Настенька, догадавшись, что все её основные опасения не оправдались, успокоилась, а губы по-настоящему надулись, как у обиженного ребёнка. Ей не хотелось, чтобы ею занимались как маленькой. Но папа тут же вносил коррективы в разговор, поправляя слова матери:
– Настён, ответ ответом, но решаешь, конечно, ты сама. Давай прикинем, где тебе интереснее будет работать. Специалист-то ты теперь неплохой – языки знаешь в какой-то степени, правда, без диплома, к сожалению, печатаешь быстро. Это не так мало. Можно и повыбирать работу.
– Алёша, ты что? Не можешь устроить её в ГКЭС? Попроси Петра Петровича в кадрах. Им всегда машинистки требуются. – Это вступила в разговор Настенькина мама, мывшая посуду на кухне и прислушивавшаяся к разговору. – Оттуда можно и за рубеж потом поехать.
Но Настенька немедленно воспротивилась такому варианту:
– Ни в коем случае. Я не хочу работать там, где все вас знают. И вообще хочу работать где-нибудь в тихом месте, где меньше людей.
И ни в какую заграницу я уже не собираюсь, – добавила она, подумав о том, какой фурор вызвала бы при прохождении обязательной медицинской комиссии, на которой при сдаче крови сразу обнаружат у неё СПИД.
В это время в прихожей зазвонил телефон. Он специально стоял там, а не в общей комнате, чтобы разговаривающий не мешал смотреть телевизор, выключенный на время ужина, но через несколько минут должна была начаться программа "Время", которую обычно смотрели все, кто находился дома, кроме Настеньки, вечно занятой своими делами, и Иван Матвеевич нажал кнопку "Рекорда". В комнатах Настеньки и её родителей стояли современные японские телевизоры, а здесь старики не хотели менять советскую модель, объясняя тем, что незачем расфуфыривать деньги напрасно, если телевизор и так пашет неплохо.
К телефону подошла Татьяна Васильевна и после нескольких приветствий и восторженных фраз она вдруг прикрыла трубку рукой и позвала Настеньку:
– Внученька, тут мне моя старая приятельница Галина Ивановна директор музея Николая Островского звонит, просит помочь найти ей машинистку с перспективой перевода на работу экскурсоводом. Ты бы не согласилась подойти посмотреть? Может понравится?
– Это тот, что на улице Горького рядом с Елисеевским?

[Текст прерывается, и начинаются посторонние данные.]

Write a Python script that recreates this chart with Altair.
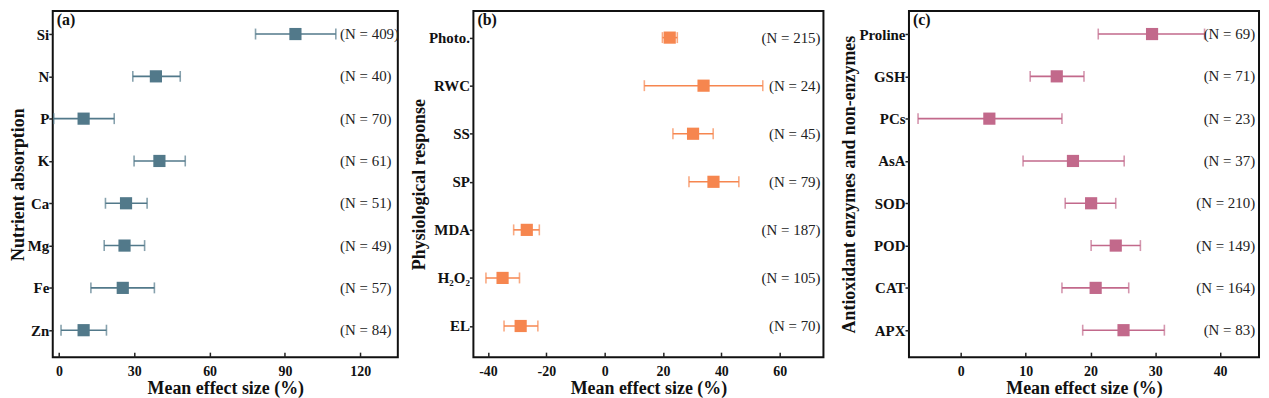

– Ну да. Мы с тобой там однажды были.
– Вообще это любопытно. Скажи, что я подойду поговорить.
– Только они мало платят.
– Ну, от голода-то я не умру, пожалуй.
МОСКВА 1987 ГОДА
Вот так и случилось, что на следующий день Настенька, не дожидаясь экзаменов на курсах, уже начала работать в музее, который понравился ей, прежде всего тем, что он маленький, в центре города и ничего в нём от девушки не потребовали кроме желания трудиться. Привлекло и то, как её приняли, пригласив прежде всего, до разговора, посмотреть музей, где безумно увлечённая темой экскурсовод Инесса Александровна Тупичёва по просьбе Галины Ивановны провела с Настенькой целую экскурсию, разрешив даже зайти в мемориальную квартиру писателя, куда всем другим вход категорически запрещён, о чём Настенька помнила по первому посещению этого музея со своим классом.